> **Data to process**:
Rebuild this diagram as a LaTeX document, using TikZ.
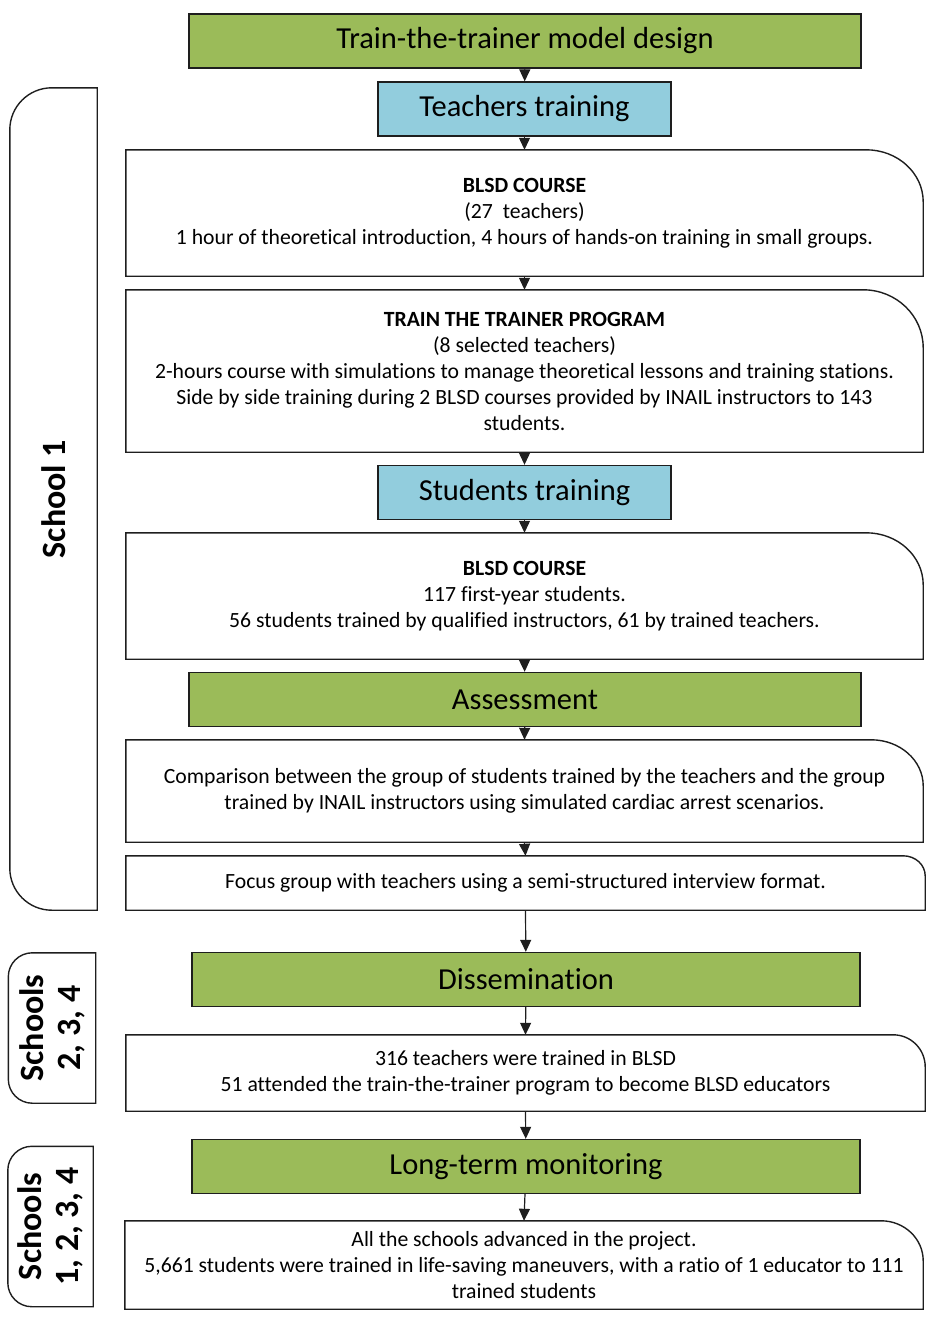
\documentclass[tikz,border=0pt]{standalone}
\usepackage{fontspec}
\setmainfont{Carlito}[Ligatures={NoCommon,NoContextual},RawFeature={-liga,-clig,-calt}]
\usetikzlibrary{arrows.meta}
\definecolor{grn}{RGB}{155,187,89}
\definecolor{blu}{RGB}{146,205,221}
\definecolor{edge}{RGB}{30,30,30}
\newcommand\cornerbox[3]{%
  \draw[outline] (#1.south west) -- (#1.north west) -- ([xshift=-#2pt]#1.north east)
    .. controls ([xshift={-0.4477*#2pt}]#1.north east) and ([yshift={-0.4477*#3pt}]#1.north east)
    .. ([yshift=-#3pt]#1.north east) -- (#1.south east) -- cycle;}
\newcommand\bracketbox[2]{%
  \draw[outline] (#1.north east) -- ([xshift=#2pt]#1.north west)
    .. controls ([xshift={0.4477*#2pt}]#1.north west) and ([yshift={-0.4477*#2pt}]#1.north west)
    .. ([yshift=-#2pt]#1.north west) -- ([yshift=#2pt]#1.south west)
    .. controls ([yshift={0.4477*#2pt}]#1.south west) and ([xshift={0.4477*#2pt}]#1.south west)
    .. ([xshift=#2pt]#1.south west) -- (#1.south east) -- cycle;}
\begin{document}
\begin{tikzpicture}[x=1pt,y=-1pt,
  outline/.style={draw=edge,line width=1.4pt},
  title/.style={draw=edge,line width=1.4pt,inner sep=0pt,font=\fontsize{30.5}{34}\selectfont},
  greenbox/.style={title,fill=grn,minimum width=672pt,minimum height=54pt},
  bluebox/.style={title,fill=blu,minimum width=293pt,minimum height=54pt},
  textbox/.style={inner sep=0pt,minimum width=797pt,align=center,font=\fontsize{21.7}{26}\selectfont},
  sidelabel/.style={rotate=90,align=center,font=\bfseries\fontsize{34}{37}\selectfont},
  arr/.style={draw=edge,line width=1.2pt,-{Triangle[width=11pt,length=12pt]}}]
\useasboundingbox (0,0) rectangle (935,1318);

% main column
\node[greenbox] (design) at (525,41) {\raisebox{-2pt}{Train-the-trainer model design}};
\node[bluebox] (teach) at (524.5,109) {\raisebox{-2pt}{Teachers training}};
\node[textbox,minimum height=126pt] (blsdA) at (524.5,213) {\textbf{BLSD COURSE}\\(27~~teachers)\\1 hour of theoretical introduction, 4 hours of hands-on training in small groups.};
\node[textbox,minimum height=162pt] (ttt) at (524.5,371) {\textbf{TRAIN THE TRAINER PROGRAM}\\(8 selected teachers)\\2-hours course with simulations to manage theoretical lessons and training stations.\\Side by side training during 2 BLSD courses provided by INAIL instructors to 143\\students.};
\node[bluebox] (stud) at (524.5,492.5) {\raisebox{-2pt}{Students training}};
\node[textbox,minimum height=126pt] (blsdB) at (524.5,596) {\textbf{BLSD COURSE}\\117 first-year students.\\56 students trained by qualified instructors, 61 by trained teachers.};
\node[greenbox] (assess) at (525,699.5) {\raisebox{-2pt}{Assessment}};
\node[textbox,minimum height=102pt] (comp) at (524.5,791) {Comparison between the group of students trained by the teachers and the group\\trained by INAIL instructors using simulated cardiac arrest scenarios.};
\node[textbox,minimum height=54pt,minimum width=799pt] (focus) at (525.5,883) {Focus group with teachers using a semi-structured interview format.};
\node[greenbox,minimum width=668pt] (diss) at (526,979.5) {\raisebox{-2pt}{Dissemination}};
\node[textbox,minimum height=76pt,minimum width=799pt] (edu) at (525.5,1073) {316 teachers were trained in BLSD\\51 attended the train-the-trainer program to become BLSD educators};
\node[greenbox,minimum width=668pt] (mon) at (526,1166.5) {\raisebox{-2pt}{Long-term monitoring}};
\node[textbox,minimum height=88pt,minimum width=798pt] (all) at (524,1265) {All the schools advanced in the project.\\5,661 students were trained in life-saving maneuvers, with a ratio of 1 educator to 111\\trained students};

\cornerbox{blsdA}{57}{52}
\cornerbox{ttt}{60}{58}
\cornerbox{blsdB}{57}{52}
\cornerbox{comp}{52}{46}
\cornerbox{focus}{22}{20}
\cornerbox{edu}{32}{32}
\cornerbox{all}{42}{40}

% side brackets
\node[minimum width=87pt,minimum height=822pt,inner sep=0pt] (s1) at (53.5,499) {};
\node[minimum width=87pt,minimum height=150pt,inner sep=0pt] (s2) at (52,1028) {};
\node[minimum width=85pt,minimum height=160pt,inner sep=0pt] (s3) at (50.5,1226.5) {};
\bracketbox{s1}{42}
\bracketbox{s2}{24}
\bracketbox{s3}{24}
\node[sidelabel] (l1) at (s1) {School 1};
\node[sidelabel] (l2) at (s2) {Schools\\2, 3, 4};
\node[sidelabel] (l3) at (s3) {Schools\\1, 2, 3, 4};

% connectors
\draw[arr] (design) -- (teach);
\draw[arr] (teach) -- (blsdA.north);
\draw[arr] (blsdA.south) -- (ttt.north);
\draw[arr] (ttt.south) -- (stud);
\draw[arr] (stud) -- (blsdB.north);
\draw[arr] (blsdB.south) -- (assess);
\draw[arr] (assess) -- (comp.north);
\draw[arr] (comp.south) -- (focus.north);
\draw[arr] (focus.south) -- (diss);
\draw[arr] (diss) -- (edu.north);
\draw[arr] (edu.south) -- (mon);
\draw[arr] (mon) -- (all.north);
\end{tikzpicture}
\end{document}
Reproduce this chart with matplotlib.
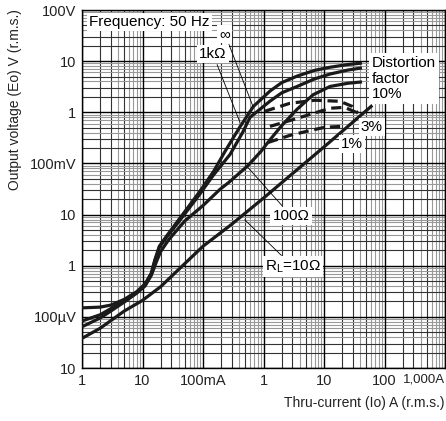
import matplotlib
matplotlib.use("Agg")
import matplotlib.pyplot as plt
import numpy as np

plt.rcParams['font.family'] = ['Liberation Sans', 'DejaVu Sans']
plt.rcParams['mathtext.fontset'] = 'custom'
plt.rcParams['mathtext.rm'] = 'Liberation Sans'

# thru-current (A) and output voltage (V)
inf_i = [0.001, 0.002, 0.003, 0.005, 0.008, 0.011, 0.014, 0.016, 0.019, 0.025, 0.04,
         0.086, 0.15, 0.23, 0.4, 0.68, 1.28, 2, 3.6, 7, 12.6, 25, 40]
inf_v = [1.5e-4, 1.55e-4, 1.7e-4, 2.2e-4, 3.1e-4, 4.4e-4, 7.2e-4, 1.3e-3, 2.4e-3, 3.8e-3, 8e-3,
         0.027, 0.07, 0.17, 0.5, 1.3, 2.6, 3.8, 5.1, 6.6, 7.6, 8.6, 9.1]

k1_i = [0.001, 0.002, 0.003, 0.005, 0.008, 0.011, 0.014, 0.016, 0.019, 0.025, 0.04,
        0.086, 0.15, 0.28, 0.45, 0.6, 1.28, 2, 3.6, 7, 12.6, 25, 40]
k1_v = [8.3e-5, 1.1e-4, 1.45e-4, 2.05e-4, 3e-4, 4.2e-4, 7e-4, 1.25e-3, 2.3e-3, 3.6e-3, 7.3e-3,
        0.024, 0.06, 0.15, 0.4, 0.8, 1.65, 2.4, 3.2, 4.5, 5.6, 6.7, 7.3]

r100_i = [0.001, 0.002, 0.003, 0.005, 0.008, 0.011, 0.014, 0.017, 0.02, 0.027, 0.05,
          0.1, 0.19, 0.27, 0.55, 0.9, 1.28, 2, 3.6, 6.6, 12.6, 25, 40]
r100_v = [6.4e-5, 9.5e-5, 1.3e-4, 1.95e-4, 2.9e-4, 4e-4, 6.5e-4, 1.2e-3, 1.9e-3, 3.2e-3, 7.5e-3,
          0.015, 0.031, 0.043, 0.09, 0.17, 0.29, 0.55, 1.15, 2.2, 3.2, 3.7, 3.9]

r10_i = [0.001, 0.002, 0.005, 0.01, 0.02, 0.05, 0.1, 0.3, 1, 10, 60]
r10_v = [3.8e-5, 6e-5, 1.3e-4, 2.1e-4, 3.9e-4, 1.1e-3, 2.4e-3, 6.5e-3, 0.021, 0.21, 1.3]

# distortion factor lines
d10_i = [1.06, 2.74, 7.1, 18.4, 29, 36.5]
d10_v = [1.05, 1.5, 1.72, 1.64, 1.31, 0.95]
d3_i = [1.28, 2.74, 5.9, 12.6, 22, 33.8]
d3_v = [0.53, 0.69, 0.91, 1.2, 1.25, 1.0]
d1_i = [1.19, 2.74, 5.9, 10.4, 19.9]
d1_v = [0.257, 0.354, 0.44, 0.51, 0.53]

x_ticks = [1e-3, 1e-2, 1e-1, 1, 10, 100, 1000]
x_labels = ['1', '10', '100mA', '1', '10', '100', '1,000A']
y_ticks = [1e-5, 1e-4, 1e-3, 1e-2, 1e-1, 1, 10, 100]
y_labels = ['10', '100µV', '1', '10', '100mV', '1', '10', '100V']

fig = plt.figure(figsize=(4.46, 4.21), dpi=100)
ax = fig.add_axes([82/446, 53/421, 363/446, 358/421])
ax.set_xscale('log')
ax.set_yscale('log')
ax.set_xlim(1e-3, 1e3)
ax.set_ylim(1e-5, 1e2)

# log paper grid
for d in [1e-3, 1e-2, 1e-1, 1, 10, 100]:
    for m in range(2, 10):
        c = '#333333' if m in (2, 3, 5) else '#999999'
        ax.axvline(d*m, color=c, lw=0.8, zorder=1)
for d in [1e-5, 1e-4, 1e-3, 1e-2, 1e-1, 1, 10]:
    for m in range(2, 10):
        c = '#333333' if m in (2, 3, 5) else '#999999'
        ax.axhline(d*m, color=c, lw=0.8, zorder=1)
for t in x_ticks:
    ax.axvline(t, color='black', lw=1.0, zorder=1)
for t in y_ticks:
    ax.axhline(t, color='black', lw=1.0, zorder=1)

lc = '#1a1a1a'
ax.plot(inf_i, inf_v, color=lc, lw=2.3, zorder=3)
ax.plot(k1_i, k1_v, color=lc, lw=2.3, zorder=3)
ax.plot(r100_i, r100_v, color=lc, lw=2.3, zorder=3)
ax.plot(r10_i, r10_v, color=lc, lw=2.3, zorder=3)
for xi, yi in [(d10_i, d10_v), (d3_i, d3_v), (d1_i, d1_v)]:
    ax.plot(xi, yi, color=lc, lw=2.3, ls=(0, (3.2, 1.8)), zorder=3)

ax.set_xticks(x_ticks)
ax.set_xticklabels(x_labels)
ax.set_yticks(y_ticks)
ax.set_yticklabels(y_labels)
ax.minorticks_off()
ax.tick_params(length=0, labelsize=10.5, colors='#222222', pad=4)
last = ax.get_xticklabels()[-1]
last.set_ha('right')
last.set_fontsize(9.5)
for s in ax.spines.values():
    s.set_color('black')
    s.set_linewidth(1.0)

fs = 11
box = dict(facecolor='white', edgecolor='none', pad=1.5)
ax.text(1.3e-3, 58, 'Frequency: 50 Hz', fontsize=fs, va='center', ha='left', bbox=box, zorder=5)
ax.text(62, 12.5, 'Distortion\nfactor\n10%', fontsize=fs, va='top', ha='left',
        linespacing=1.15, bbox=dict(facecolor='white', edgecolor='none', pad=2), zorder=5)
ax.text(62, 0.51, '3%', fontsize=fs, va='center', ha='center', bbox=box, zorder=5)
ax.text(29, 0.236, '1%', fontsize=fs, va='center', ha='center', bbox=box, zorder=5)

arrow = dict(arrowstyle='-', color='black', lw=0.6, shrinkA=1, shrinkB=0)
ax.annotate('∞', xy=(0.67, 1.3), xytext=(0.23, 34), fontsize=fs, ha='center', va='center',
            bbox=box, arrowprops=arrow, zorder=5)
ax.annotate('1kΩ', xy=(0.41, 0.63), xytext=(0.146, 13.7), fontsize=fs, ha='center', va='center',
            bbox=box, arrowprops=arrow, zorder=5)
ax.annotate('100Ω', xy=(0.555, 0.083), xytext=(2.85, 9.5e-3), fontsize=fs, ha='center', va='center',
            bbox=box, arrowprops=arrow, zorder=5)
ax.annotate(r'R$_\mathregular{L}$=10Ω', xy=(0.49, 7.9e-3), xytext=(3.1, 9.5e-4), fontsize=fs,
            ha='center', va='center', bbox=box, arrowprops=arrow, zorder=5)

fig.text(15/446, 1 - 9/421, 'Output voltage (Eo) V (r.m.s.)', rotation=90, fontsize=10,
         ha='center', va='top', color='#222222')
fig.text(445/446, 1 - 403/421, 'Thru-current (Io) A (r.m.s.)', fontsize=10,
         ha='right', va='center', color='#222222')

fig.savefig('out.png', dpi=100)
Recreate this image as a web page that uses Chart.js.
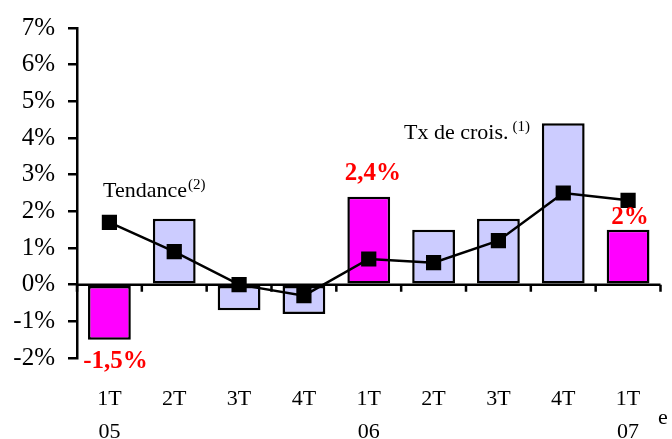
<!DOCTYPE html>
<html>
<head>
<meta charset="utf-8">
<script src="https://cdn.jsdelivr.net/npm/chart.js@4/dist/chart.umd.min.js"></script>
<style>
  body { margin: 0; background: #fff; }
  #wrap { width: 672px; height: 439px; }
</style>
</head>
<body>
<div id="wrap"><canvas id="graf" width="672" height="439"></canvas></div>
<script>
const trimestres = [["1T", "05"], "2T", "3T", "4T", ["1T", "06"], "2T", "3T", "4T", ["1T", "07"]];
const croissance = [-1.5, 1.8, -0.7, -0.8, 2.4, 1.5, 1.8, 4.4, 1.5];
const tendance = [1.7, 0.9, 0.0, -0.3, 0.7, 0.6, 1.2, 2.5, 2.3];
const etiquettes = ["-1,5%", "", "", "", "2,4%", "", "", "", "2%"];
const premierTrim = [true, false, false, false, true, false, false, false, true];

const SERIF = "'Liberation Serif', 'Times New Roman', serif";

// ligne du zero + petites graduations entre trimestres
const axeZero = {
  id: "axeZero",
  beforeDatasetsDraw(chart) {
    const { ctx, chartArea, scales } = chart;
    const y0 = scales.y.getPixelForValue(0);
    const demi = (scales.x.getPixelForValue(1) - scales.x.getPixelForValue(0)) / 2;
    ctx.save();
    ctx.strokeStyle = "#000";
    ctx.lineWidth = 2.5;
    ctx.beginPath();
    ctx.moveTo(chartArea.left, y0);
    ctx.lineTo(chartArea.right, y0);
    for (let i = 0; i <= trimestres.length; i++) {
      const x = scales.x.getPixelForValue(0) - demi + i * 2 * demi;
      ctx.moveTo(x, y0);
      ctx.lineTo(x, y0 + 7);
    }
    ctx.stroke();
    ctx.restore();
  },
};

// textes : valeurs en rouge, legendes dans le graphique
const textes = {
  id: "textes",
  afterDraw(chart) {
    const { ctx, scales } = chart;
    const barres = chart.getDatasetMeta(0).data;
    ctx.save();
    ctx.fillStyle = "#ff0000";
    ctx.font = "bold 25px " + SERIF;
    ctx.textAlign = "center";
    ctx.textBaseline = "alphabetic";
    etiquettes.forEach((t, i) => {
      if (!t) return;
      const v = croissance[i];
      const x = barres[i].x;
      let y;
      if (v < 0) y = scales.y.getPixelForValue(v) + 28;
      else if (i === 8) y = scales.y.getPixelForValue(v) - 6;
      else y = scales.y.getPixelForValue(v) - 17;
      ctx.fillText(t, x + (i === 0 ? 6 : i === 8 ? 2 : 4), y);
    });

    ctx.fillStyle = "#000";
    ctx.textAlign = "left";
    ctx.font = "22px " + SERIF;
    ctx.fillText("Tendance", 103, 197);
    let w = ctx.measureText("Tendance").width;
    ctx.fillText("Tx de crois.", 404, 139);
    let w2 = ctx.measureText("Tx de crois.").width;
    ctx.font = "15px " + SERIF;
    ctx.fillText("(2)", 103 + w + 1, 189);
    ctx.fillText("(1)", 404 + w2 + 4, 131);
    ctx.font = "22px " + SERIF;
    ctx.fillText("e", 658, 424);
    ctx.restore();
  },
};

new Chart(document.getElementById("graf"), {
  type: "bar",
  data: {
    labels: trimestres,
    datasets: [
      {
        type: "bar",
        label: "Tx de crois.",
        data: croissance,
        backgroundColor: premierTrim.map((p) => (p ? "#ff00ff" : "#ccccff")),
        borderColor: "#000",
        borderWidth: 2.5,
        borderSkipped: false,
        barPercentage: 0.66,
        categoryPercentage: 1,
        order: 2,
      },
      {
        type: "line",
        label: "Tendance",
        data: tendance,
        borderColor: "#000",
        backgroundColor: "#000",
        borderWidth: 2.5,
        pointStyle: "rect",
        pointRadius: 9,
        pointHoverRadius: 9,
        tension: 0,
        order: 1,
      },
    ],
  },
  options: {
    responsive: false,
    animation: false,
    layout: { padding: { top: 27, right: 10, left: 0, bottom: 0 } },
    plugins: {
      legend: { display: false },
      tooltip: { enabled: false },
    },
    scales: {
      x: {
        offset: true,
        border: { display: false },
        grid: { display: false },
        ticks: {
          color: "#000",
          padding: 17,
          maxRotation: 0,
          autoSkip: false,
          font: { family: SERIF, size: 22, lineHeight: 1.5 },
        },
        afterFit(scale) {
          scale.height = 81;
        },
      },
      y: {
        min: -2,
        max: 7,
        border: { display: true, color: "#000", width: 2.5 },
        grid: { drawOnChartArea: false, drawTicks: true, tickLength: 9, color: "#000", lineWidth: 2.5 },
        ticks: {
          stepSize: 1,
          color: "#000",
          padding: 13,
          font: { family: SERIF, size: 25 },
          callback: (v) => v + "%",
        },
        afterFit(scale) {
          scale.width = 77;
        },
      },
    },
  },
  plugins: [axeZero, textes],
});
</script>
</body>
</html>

> **Aim of the exercise**:
Starting at the line containing "Reproduce this chart with matplotlib." and stopping after the line containing "import numpy as np", give the lines again exactly and leave out every image.

> **The reply**:
Reproduce this chart with matplotlib.
import matplotlib
matplotlib.use("Agg")
import matplotlib.pyplot as plt
import numpy as np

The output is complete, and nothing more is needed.